The movie Jennifer Connelly called the “real turning point” of her career

One of the more interesting things about seeing Top Gun: Maverick a few years ago, aside from how mad the flying scenes in the second half were and that the first half was essentially just a shot-for-shot remake of the first film and yet they got away with it, was definitely seeing Jennifer Connelly and thinking, “Oh, it’s Jennifer Connelly… where’s she been?”

The reason for that is not that Connelly, who has been acting in movies since as far back as 1984 and yet is still somehow only 54, had stopped working, but she definitely hadn’t been in what anyone would describe as a ‘big’ movie since around 2014 when she appeared in Noah, the Darren Aronofsky biblical epic with Russell Crowe, Emma Watson and loads of CGI animals.

And really, the same could be said for the decade before that film too, certainly she had barely been seen since what would probably be described as her career peak to that point, the early 2000s when she appeared again with Crowe in the multi-Oscar award winning A Beautiful Mind, and memorably in another Aronofsky film, the harrowing Requiem for a Dream in which she put in a performance for the ages as a young middle class woman who is dragged into a world of heroin addiction by her boyfriend.

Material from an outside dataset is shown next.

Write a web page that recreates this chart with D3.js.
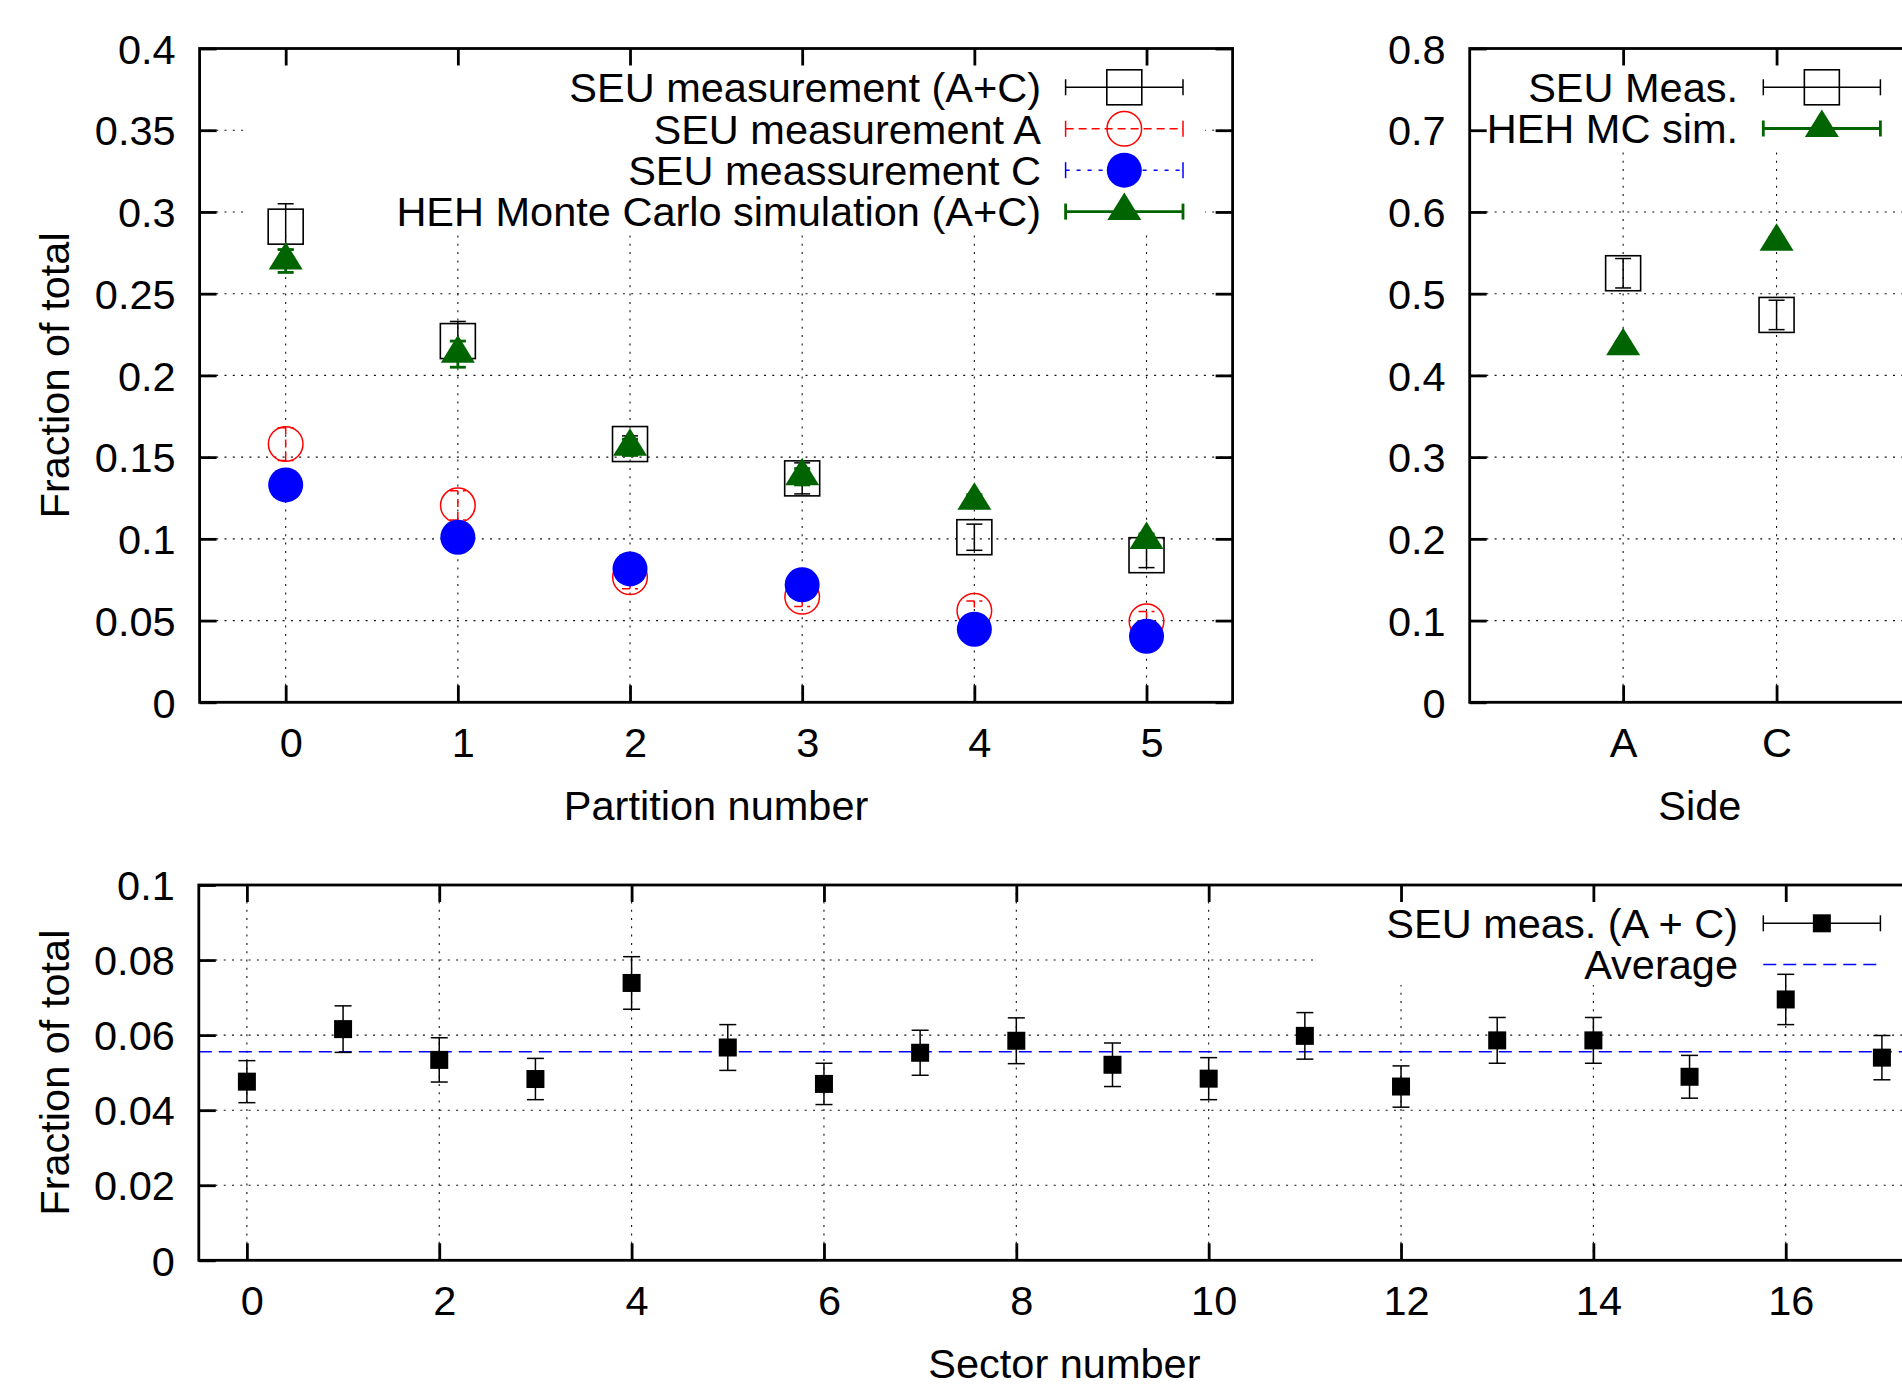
<!DOCTYPE html>
<html>
<head>
<meta charset="utf-8">
<script src="https://cdn.jsdelivr.net/npm/d3@7"></script>
<style>
  body { margin: 0; background: #fff; }
  svg { display: block; }
  text { font-family: "Liberation Sans", Arial, Helvetica, sans-serif; font-size: 41.5px; fill: #000; }
</style>
</head>
<body>
<svg id="chart" width="1902" height="1384"></svg>
<script>
// ---------------- data ----------------
const partitions = [0, 1, 2, 3, 4, 5];
const partitionTickLabels = ["0", "1", "2", "3", "4", "5"];
const seuAC = [0.291, 0.221, 0.158, 0.137, 0.101, 0.090];
const seuACErr = [0.014, 0.012, 0.005, 0.0095, 0.008, 0.0076];
const seuA = [0.158, 0.1205, 0.0765, 0.0646, 0.056, 0.0496];
const seuAErr = [0.010, 0.009, 0.007, 0.006, 0.006, 0.006];
const seuC = [0.133, 0.101, 0.0816, 0.0719, 0.0447, 0.0404];
const seuCErr = [0.008, 0.007, 0.006, 0.006, 0.005, 0.005];
const hehPart = [0.270, 0.213, 0.156, 0.138, 0.123, 0.099];
const hehPartErr = [0.007, 0.008, 0.005, 0.005, 0.004, 0.004];
const partYTicks = [0, 0.05, 0.1, 0.15, 0.2, 0.25, 0.3, 0.35, 0.4];
const partYTickLabels = ["0", "0.05", "0.1", "0.15", "0.2", "0.25", "0.3", "0.35", "0.4"];

const sides = ["A", "C"];
const seuSide = [0.525, 0.474];
const seuSideErr = [0.018, 0.018];
const hehSide = [0.435, 0.563];
const hehSideErr = [0.006, 0.006];
const sideYTicks = [0, 0.1, 0.2, 0.3, 0.4, 0.5, 0.6, 0.7, 0.8];
const sideYTickLabels = ["0", "0.1", "0.2", "0.3", "0.4", "0.5", "0.6", "0.7", "0.8"];

const sectors = [0, 1, 2, 3, 4, 5, 6, 7, 8, 9, 10, 11, 12, 13, 14, 15, 16, 17];
const seuSector = [0.0476, 0.0616, 0.0534, 0.0483, 0.0739, 0.0567, 0.0470, 0.0553, 0.0585,
                   0.0521, 0.0484, 0.0598, 0.0463, 0.0586, 0.0586, 0.0489, 0.0695, 0.0540];
const seuSectorErr = [0.0056, 0.0062, 0.0059, 0.0055, 0.0070, 0.0061, 0.0055, 0.0060, 0.0061,
                      0.0058, 0.0056, 0.0062, 0.0055, 0.0061, 0.0061, 0.0057, 0.0067, 0.0059];
const sectorAverage = 0.0556;
const sectorXTicks = [0, 2, 4, 6, 8, 10, 12, 14, 16];
const sectorXTickLabels = ["0", "2", "4", "6", "8", "10", "12", "14", "16"];
const sectorYTicks = [0, 0.02, 0.04, 0.06, 0.08, 0.1];
const sectorYTickLabels = ["0", "0.02", "0.04", "0.06", "0.08", "0.1"];

// ---------------- styles ----------------
const GREEN = "#006400", RED = "#ff0000", BLUE = "#0000ff";
const TICK = 17, AXW = 2.8;

const svg = d3.select("#chart");
svg.append("rect").attr("width", 1902).attr("height", 1384).attr("fill", "#fff");

function panel(cfg) {
  const { x, y, xTicks, xLabels, xNumeric, yTicks, yLabels, xTitle, keyBox } = cfg;
  const [x0, x1] = x.range();
  const [yb, yt] = y.range();
  const root = svg.append("g");
  const L = {
    grid: root.append("g"),
    keybg: root.append("g"),
    data: root.append("g"),
    axes: root.append("g"),
    key: root.append("g")
  };
  const gs = L.grid.attr("stroke", "#111").attr("stroke-width", 1.1).attr("stroke-dasharray", "2,6.3");
  gs.selectAll("line.gx").data(xTicks).join("line").attr("class", "gx")
    .attr("x1", d => x(d)).attr("x2", d => x(d)).attr("y1", yb).attr("y2", yt);
  gs.selectAll("line.gy").data(yTicks).join("line").attr("class", "gy")
    .attr("x1", x0).attr("x2", x1).attr("y1", d => y(d)).attr("y2", d => y(d));
  L.keybg.append("rect").attr("x", keyBox[0]).attr("y", keyBox[1])
    .attr("width", keyBox[2] - keyBox[0]).attr("height", keyBox[3] - keyBox[1]).attr("fill", "#fff");

  const style = g => {
    g.select(".domain").remove();
    g.selectAll("line").attr("stroke", "#000").attr("stroke-width", AXW);
  };
  const bx = L.axes.append("g").attr("transform", `translate(0,${yb})`)
    .call(d3.axisBottom(x).tickValues(xTicks).tickFormat((d, i) => xLabels[i]).tickSize(-TICK).tickPadding(0))
    .call(style);
  bx.selectAll("text").attr("y", 55).attr("dy", null).attr("dx", xNumeric ? 5 : 0);
  L.axes.append("g").attr("transform", `translate(0,${yt})`)
    .call(d3.axisTop(x).tickValues(xTicks).tickFormat(() => "").tickSize(-TICK)).call(style);
  const ly = L.axes.append("g").attr("transform", `translate(${x0},0)`)
    .call(d3.axisLeft(y).tickValues(yTicks).tickFormat((d, i) => yLabels[i]).tickSize(-TICK).tickPadding(24))
    .call(style);
  ly.selectAll("text").attr("dy", "0.355em");
  L.axes.append("g").attr("transform", `translate(${x1},0)`)
    .call(d3.axisRight(y).tickValues(yTicks).tickFormat(() => "").tickSize(-TICK)).call(style);
  L.axes.append("rect").attr("x", x0).attr("y", yt).attr("width", x1 - x0).attr("height", yb - yt)
    .attr("fill", "none").attr("stroke", "#000").attr("stroke-width", AXW);

  L.axes.append("text").attr("x", (x0 + x1) / 2).attr("y", yb + 118).attr("text-anchor", "middle").text(xTitle);
  if (cfg.yTitle) {
    L.axes.append("text").attr("transform", `translate(69,${(yb + yt) / 2}) rotate(-90)`)
      .attr("text-anchor", "middle").text(cfg.yTitle);
  }
  return L;
}

function errBars(g, xs, ys, es, x, y, opts) {
  const cw = opts.cap || 8;
  const gg = g.append("g").attr("stroke", opts.color).attr("stroke-width", opts.width || 1.5)
    .attr("stroke-dasharray", opts.dash || null).attr("fill", "none");
  const d = xs.map((v, i) => ({ x: x(v), lo: y(ys[i] - es[i]), hi: y(ys[i] + es[i]) }));
  gg.selectAll("line.v").data(d).join("line").attr("class", "v")
    .attr("x1", p => p.x).attr("x2", p => p.x).attr("y1", p => p.lo).attr("y2", p => p.hi);
  gg.selectAll("line.t").data(d).join("line").attr("class", "t")
    .attr("x1", p => p.x - cw).attr("x2", p => p.x + cw).attr("y1", p => p.hi).attr("y2", p => p.hi)
    .attr("stroke-dasharray", null);
  gg.selectAll("line.b").data(d).join("line").attr("class", "b")
    .attr("x1", p => p.x - cw).attr("x2", p => p.x + cw).attr("y1", p => p.lo).attr("y2", p => p.lo)
    .attr("stroke-dasharray", null);
}
function triPath(cx, cy, h) {
  return `M${cx},${cy - 1.12 * h}L${cx - h},${cy + 0.5 * h}L${cx + h},${cy + 0.5 * h}Z`;
}
function markers(g, xs, ys, x, y, kind) {
  const pts = xs.map((v, i) => [x(v), y(ys[i])]);
  if (kind === "openSquare") {
    g.selectAll(null).data(pts).join("rect").attr("x", p => p[0] - 17.5).attr("y", p => p[1] - 17.5)
      .attr("width", 35).attr("height", 35).attr("fill", "none").attr("stroke", "#000").attr("stroke-width", 1.6);
  } else if (kind === "openCircle") {
    g.selectAll(null).data(pts).join("circle").attr("cx", p => p[0]).attr("cy", p => p[1]).attr("r", 17.3)
      .attr("fill", "none").attr("stroke", RED).attr("stroke-width", 1.5);
  } else if (kind === "filledCircle") {
    g.selectAll(null).data(pts).join("circle").attr("cx", p => p[0]).attr("cy", p => p[1]).attr("r", 17.5)
      .attr("fill", BLUE);
  } else if (kind === "triangle") {
    g.selectAll(null).data(pts).join("path").attr("d", p => triPath(p[0], p[1], 17)).attr("fill", GREEN);
  } else if (kind === "filledSquare") {
    g.selectAll(null).data(pts).join("rect").attr("x", p => p[0] - 9).attr("y", p => p[1] - 9)
      .attr("width", 18).attr("height", 18).attr("fill", "#000");
  }
}
function keyEntry(g, label, rowY, textRight, sx0, sx1, opt) {
  g.append("text").attr("x", textRight).attr("y", rowY + 14.8).attr("text-anchor", "end").text(label);
  const s = g.append("g").attr("stroke", opt.color).attr("stroke-width", opt.width || 1.5);
  s.append("line").attr("x1", sx0).attr("x2", sx1).attr("y1", rowY).attr("y2", rowY)
    .attr("stroke-dasharray", opt.dash || null);
  if (opt.caps) {
    [sx0, sx1].forEach(cx => s.append("line").attr("x1", cx).attr("x2", cx).attr("y1", rowY - 8).attr("y2", rowY + 8));
  }
  if (opt.marker) {
    const mx = (sx0 + sx1) / 2;
    const tmpX = d3.scaleLinear().domain([0, 1]).range([mx, mx + 1]);
    const tmpY = d3.scaleLinear().domain([0, 1]).range([rowY, rowY - 1]);
    markers(g.append("g"), [0], [0], tmpX, tmpY, opt.marker);
  }
}

// ---------------- Panel 1: partitions ----------------
const x1s = d3.scaleLinear().domain([-0.5, 5.5]).range([199.6, 1232.6]);
const y1s = d3.scaleLinear().domain([0, 0.4]).range([702.3, 48.5]);
const P1 = panel({
  x: x1s, y: y1s, xTicks: partitions, xLabels: partitionTickLabels, xNumeric: true,
  yTicks: partYTicks, yLabels: partYTickLabels, xTitle: "Partition number", yTitle: "Fraction of total",
  keyBox: [245, 50, 1205, 232]
});
errBars(P1.data, partitions, seuAC, seuACErr, x1s, y1s, { color: "#000", width: 1.5 });
markers(P1.data.append("g"), partitions, seuAC, x1s, y1s, "openSquare");
errBars(P1.data, partitions, seuA, seuAErr, x1s, y1s, { color: RED, width: 1.5, dash: "8,5" });
markers(P1.data.append("g"), partitions, seuA, x1s, y1s, "openCircle");
errBars(P1.data, partitions, seuC, seuCErr, x1s, y1s, { color: BLUE, width: 1.5, dash: "4,7" });
markers(P1.data.append("g"), partitions, seuC, x1s, y1s, "filledCircle");
errBars(P1.data, partitions, hehPart, hehPartErr, x1s, y1s, { color: GREEN, width: 2.8 });
markers(P1.data.append("g"), partitions, hehPart, x1s, y1s, "triangle");

const k1 = [87.3, 128.8, 170.2, 211.6];
keyEntry(P1.key, "SEU measurement (A+C)", k1[0], 1041, 1065.6, 1183, { color: "#000", caps: true, marker: "openSquare" });
keyEntry(P1.key, "SEU measurement A", k1[1], 1041, 1065.6, 1183, { color: RED, dash: "8,5", caps: true, marker: "openCircle" });
keyEntry(P1.key, "SEU meassurement C", k1[2], 1041, 1065.6, 1183, { color: BLUE, dash: "4,7", caps: true, marker: "filledCircle" });
keyEntry(P1.key, "HEH Monte Carlo simulation (A+C)", k1[3], 1041, 1065.6, 1183, { color: GREEN, width: 2.8, caps: true, marker: "triangle" });

// ---------------- Panel 2: sides ----------------
const sideIdx = sides.map((s, i) => i);
const x2s = d3.scaleLinear().domain([-1, 2]).range([1469.7, 1930]);
const y2s = d3.scaleLinear().domain([0, 0.8]).range([702.3, 48.5]);
const P2 = panel({
  x: x2s, y: y2s, xTicks: sideIdx, xLabels: sides, xNumeric: false,
  yTicks: sideYTicks, yLabels: sideYTickLabels, xTitle: "Side",
  keyBox: [1472, 50, 1928, 151]
});
errBars(P2.data, sideIdx, seuSide, seuSideErr, x2s, y2s, { color: "#000", width: 1.5 });
markers(P2.data.append("g"), sideIdx, seuSide, x2s, y2s, "openSquare");
errBars(P2.data, sideIdx, hehSide, hehSideErr, x2s, y2s, { color: GREEN, width: 2.8 });
markers(P2.data.append("g"), sideIdx, hehSide, x2s, y2s, "triangle");
keyEntry(P2.key, "SEU Meas.", 87.3, 1738, 1763.3, 1880.4, { color: "#000", caps: true, marker: "openSquare" });
keyEntry(P2.key, "HEH MC sim.", 128.5, 1738, 1763.3, 1880.4, { color: GREEN, width: 2.8, caps: true, marker: "triangle" });

// ---------------- Panel 3: sectors ----------------
const x3s = d3.scaleLinear().domain([-0.5, 17.5]).range([198.8, 1930]);
const y3s = d3.scaleLinear().domain([0, 0.1]).range([1260.3, 885]);
const P3 = panel({
  x: x3s, y: y3s, xTicks: sectorXTicks, xLabels: sectorXTickLabels, xNumeric: true,
  yTicks: sectorYTicks, yLabels: sectorYTickLabels, xTitle: "Sector number", yTitle: "Fraction of total",
  keyBox: [1316, 886, 1928, 985]
});
P3.data.append("line").attr("x1", 198.8).attr("x2", 1930)
  .attr("y1", y3s(sectorAverage)).attr("y2", y3s(sectorAverage))
  .attr("stroke", BLUE).attr("stroke-width", 1.5).attr("stroke-dasharray", "13,7");
errBars(P3.data, sectors, seuSector, seuSectorErr, x3s, y3s, { color: "#000", width: 1.5, cap: 8.5 });
markers(P3.data.append("g"), sectors, seuSector, x3s, y3s, "filledSquare");
keyEntry(P3.key, "SEU meas. (A + C)", 923.3, 1738, 1763.3, 1880.4, { color: "#000", caps: true, marker: "filledSquare" });
keyEntry(P3.key, "Average", 964.4, 1738, 1763.3, 1880.4, { color: BLUE, dash: "13,7" });
</script>
</body>
</html>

It was A Beautiful Mind that landed her an Oscar win rather than Requiem, but that same year, she signed on to do a movie based on a 1986 novel called Waking the Dead. It’s the story of a young political activist who is blown up in a car, something witnessed by her partner, who questions his sanity when he begins to see her everywhere. 

Speaking about the movie, Connelly said: “I can see a real turning point in terms of how I work, which I put right around the time of Waking the Dead, which I did right after my older son was born.”

Adding, “Because I hadn’t chosen it as a career for myself at age 11 but sort of kept working, that was where I decided I really wanted to take responsibility… for my work and make all my own choices, and I really approached it with a new passion.”

Connelly had indeed been working in Hollywood from an incredibly young age, appearing in Sergio Leone’s sprawling gangster epic Once Upon a Time in America in 1984 alongside Robert De Niro and James Woods. A couple of years later, she really found attention in Jim Henson’s Labyrinth, the fantasy movie with David Bowie and some genuinely questionable hair that critics didn’t like but audiences did. 

Most recently, she’s excelled not so much in movies but on TV shows, firstly with the small screen version of Bong Joon Ho’s Snowpiecer between 2020 and 2024, and then with the twisty Apple TV+ show Dark Matter alongside Joel Edgerton, which got rave reviews and has just wrapped filming on the second season. 

In it Connelly plays the wife of a Chicago-based physicist who finds himself entangled with a different version of himself in an alternate universe. It’s based on a 2016 novel by Blake Crouch, who also wrote Wayward Pines, another work that was adapted for TV with M Night Shyamalan serving as producer.